トランプにゴップというゲームがある。あるスートのカード13枚を手札に、ダイヤのカード13枚を取り合うのである。これは伝統ゲームだが、やってみれば分かるが、二人では遊べても三人以上では面白くない。少なくとも一人がランダム戦略を取れば、勝敗は偶然に決まるようになるからだ。

ランドルフは、これに半分の枚数のマイナス札を入れることで、ゲームを劇的に変えた。たったこれだけで、ゴップは命を得たのであり、それ以上もそれ以下も必要がなかった。

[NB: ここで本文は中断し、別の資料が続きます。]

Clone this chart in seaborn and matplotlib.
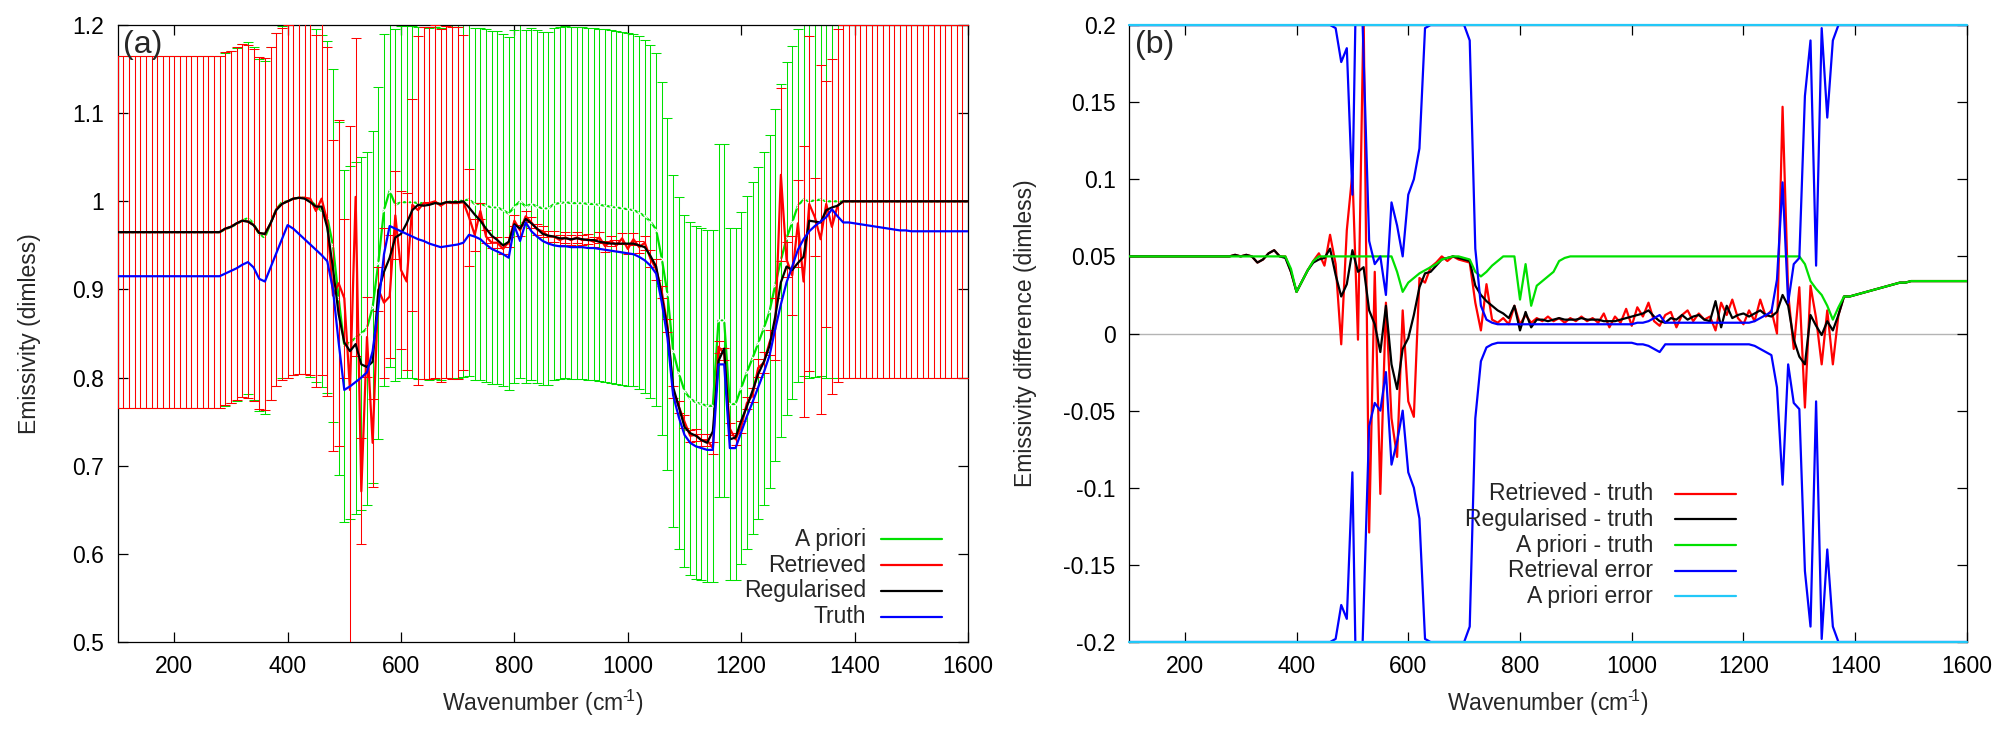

もう少し分かりやすく書いてみよう。本当は「タカハゲ」をやると、私の主張は体感できる。「タカハゲ」は「ハゲタカ」のミゼールで、多く点を取った方が負け、という以外はまったくハゲタカと同じルールでやる。

これには必勝の固定戦略がある。だから解析型なのだが、つまらなくなるので、ここには書かない。自分で試して求めて欲しい。(ヒント:ルール・オブ・イレブン)

では、以下に分かりやすく説明しよう。

全てプラスカードの場合、人と同じカードを出すのは大変損である。バッティングすると、プラスカードを取れないからである。これを防ぐにはどうするか。→手札をシャッフルしてランダムに出せばいい。(平衡型)

全てマイナスカードの場合、人と同じカードを出すのは大変得である。バッティングすると、マイナスカードを取らないで済むからである。これを招くにはどうするか。→決まりきった出し方(毎回1から順に出していくなど)をすればよい。(解析型)

どうだろう、解析←→平衡の軸は、ゲームの分析に有効ではあるまいか。